§ **Dataset extract**

################

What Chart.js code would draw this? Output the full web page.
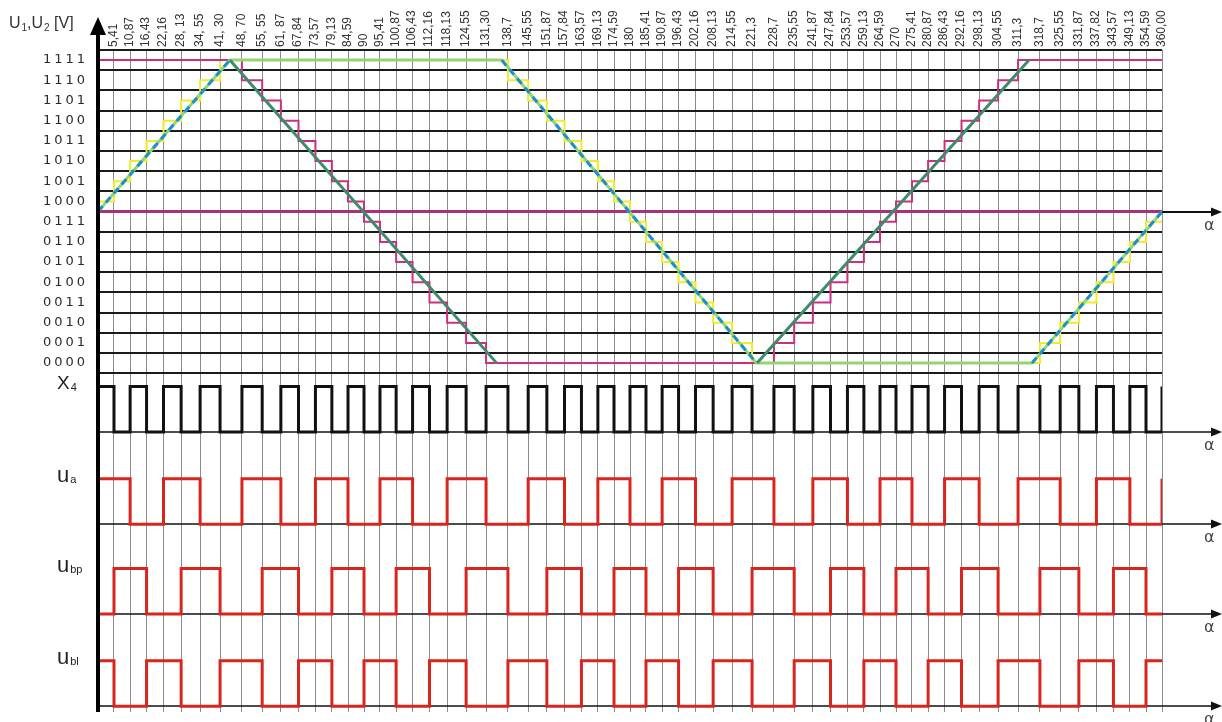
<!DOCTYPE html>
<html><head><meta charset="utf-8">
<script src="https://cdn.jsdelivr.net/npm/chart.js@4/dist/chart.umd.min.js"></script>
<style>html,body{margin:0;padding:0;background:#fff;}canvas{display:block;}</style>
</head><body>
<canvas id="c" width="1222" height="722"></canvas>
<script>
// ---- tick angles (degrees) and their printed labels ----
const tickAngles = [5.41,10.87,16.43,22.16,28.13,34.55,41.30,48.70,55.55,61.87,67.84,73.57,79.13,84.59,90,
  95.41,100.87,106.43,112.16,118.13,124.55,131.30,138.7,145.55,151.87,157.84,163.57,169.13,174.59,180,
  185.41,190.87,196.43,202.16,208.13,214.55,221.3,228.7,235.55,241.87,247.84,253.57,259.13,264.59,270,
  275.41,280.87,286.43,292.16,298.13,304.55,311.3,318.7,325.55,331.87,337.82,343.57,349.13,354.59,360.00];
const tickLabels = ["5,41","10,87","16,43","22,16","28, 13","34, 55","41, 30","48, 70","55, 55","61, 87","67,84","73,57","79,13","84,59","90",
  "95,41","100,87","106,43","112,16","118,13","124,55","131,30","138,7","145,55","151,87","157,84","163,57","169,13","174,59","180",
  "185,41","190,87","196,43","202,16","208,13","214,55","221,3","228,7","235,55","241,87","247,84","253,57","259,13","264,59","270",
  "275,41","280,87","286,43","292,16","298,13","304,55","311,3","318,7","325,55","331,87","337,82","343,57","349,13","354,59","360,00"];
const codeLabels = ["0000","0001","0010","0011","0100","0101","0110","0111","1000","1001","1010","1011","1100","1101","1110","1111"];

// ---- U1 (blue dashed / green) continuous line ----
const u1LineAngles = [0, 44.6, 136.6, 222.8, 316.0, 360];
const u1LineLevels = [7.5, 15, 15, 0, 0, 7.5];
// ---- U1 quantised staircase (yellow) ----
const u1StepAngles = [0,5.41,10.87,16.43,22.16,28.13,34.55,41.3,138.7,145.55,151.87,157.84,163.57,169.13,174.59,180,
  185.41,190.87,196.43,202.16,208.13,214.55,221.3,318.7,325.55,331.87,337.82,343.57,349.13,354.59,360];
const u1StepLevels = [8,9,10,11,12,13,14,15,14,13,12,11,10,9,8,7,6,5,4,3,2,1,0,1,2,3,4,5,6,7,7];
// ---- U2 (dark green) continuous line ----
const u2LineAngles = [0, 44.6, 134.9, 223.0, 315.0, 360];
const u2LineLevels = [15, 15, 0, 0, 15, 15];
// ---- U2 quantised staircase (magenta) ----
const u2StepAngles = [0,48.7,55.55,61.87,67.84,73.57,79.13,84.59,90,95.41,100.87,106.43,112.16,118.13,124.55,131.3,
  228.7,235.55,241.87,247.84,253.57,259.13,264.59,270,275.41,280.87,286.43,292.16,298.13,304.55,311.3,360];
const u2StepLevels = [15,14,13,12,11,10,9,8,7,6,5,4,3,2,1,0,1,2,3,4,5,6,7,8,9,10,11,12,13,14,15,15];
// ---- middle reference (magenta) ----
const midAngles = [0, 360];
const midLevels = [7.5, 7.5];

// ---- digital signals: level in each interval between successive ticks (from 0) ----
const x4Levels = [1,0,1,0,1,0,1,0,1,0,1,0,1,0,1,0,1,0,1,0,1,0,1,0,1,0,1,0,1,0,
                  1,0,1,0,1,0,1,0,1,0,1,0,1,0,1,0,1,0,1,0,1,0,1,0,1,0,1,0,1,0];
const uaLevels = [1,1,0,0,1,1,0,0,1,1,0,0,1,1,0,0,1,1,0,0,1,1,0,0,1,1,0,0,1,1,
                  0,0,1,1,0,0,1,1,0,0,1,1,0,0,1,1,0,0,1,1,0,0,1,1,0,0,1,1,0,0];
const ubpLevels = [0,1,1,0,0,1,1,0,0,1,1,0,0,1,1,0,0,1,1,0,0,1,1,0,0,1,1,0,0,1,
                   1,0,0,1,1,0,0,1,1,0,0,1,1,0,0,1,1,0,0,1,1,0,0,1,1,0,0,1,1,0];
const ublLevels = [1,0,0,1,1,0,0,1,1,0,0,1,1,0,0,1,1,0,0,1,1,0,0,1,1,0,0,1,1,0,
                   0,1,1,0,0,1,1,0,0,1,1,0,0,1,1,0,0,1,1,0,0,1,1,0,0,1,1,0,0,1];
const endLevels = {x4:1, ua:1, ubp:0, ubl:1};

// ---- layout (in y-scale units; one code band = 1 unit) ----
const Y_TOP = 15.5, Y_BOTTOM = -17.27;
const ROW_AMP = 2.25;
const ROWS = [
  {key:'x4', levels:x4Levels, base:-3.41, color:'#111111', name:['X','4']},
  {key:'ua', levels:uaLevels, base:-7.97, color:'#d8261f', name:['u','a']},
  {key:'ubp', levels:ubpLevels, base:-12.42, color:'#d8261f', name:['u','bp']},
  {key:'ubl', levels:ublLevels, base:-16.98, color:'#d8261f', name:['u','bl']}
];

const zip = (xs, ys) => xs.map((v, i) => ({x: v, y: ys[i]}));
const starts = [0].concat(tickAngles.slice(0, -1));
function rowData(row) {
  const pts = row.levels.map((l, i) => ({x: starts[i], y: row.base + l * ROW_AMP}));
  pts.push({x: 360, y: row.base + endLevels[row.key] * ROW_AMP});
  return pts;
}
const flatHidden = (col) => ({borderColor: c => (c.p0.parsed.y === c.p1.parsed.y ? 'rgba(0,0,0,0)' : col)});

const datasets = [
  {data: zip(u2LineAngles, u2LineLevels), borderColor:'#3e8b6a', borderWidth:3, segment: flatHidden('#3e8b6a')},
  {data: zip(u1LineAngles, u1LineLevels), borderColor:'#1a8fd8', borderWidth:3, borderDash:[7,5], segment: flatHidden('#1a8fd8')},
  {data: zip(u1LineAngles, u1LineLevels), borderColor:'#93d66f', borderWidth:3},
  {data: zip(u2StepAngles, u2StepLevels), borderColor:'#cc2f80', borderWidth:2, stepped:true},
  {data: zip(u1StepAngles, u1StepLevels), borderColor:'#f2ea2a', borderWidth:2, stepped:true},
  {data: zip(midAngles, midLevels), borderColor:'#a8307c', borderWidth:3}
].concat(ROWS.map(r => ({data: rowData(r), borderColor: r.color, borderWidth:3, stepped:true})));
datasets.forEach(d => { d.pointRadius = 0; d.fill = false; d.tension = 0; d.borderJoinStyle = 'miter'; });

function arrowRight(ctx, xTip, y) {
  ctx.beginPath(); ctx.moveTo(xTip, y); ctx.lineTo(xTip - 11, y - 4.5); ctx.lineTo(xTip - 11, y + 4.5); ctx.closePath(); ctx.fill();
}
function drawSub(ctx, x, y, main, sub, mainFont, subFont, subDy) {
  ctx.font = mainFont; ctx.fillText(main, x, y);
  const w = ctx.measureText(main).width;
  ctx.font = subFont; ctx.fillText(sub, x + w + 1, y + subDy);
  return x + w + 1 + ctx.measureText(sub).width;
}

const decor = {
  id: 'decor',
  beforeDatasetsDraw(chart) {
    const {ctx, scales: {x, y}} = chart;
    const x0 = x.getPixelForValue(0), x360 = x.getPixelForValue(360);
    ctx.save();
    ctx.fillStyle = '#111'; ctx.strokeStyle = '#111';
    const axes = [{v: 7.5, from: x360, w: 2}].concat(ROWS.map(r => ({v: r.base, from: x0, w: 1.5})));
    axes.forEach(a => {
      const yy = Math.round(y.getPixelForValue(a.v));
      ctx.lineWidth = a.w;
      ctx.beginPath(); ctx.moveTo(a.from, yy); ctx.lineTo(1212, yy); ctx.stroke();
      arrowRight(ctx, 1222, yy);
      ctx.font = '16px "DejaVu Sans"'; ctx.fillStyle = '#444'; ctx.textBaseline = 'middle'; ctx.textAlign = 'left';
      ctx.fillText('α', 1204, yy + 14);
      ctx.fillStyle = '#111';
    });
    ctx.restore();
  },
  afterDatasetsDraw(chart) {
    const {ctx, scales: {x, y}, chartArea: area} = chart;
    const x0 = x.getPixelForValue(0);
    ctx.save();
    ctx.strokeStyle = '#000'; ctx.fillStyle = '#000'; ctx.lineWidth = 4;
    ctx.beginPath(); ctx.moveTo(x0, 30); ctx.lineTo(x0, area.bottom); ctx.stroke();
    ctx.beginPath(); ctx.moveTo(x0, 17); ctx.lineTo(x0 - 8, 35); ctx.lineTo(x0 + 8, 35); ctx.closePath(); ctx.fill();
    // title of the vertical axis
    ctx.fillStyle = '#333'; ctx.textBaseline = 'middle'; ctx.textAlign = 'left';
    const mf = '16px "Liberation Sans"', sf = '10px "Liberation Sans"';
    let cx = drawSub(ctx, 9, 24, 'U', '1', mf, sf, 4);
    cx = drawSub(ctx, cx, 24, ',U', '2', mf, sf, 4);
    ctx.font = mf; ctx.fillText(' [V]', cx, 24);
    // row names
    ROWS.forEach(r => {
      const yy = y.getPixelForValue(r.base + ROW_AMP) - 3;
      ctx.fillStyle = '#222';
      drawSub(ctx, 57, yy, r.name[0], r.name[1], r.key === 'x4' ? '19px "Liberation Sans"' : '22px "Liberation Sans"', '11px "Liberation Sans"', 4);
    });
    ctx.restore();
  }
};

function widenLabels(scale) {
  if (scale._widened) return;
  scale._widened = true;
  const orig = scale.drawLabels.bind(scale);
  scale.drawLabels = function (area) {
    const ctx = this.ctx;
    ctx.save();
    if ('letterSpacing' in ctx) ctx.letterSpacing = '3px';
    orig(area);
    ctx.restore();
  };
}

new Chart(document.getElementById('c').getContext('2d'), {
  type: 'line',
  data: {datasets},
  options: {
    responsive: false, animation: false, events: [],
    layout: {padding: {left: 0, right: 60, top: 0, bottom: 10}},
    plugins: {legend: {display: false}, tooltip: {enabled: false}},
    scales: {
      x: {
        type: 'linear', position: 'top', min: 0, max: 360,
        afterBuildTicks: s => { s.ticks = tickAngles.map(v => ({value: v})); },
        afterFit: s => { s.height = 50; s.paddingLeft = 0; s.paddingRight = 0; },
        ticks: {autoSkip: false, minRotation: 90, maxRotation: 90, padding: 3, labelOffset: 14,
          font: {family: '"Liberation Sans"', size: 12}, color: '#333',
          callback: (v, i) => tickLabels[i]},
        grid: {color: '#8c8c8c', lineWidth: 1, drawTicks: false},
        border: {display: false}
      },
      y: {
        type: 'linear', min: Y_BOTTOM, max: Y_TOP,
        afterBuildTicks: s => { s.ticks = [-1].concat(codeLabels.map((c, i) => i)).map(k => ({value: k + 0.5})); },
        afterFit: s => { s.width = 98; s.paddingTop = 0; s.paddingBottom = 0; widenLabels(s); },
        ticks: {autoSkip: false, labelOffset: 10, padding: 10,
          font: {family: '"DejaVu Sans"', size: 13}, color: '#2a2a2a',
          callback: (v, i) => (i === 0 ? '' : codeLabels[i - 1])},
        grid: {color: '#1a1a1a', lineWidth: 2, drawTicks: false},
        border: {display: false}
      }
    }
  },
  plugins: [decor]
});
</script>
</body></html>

################

§ **Exercise instructions**
Return every line above in which the string "this" occurs.

§ **Result of the task**
What Chart.js code would draw this? Output the full web page.
    const ctx = this.ctx;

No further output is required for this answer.